— BEGIN Recorded data —

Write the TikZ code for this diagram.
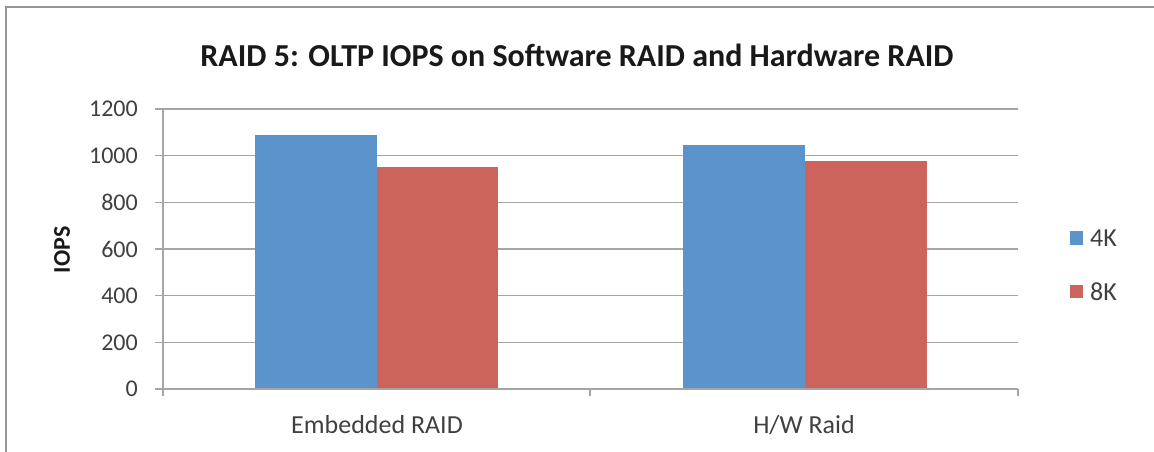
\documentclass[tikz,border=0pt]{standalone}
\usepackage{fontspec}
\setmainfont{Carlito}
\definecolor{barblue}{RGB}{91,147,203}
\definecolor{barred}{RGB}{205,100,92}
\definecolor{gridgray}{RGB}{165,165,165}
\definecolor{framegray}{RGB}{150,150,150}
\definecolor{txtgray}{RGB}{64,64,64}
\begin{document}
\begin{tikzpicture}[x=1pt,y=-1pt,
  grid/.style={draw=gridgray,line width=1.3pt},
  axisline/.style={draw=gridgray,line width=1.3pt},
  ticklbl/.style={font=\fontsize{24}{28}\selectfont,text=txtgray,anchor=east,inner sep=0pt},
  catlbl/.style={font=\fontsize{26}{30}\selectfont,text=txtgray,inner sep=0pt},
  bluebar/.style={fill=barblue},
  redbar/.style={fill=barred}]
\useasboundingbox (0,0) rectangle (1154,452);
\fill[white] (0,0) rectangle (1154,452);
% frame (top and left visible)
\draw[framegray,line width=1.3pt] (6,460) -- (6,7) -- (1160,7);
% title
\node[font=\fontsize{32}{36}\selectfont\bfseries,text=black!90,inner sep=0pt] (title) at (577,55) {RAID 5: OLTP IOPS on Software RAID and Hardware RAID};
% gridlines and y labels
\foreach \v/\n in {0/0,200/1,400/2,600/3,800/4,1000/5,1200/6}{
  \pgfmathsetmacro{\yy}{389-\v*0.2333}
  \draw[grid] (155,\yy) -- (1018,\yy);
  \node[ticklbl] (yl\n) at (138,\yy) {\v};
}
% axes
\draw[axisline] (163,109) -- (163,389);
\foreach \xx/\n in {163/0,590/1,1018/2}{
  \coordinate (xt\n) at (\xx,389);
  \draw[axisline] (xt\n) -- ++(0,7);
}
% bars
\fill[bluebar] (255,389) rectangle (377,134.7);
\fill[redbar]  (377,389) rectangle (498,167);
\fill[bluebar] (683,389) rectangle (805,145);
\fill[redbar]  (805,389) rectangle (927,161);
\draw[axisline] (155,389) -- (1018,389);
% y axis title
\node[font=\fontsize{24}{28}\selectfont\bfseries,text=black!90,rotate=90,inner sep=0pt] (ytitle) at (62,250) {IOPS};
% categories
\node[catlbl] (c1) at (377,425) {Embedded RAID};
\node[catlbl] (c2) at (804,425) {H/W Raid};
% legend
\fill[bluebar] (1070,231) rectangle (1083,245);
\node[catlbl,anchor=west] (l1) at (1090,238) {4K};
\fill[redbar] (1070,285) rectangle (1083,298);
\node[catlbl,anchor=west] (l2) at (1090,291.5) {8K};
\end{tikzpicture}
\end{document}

— END Recorded data —
— BEGIN Recorded data —

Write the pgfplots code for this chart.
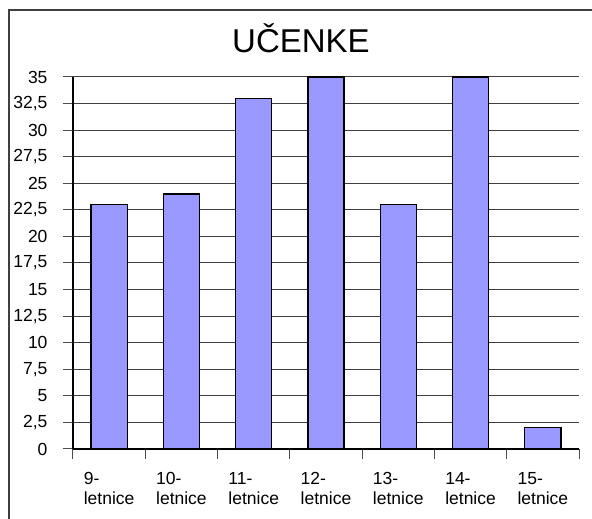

— END Recorded data —

Copy every line of the entries above in which "Write" occurs.

Write the TikZ code for this diagram.
Write the pgfplots code for this chart.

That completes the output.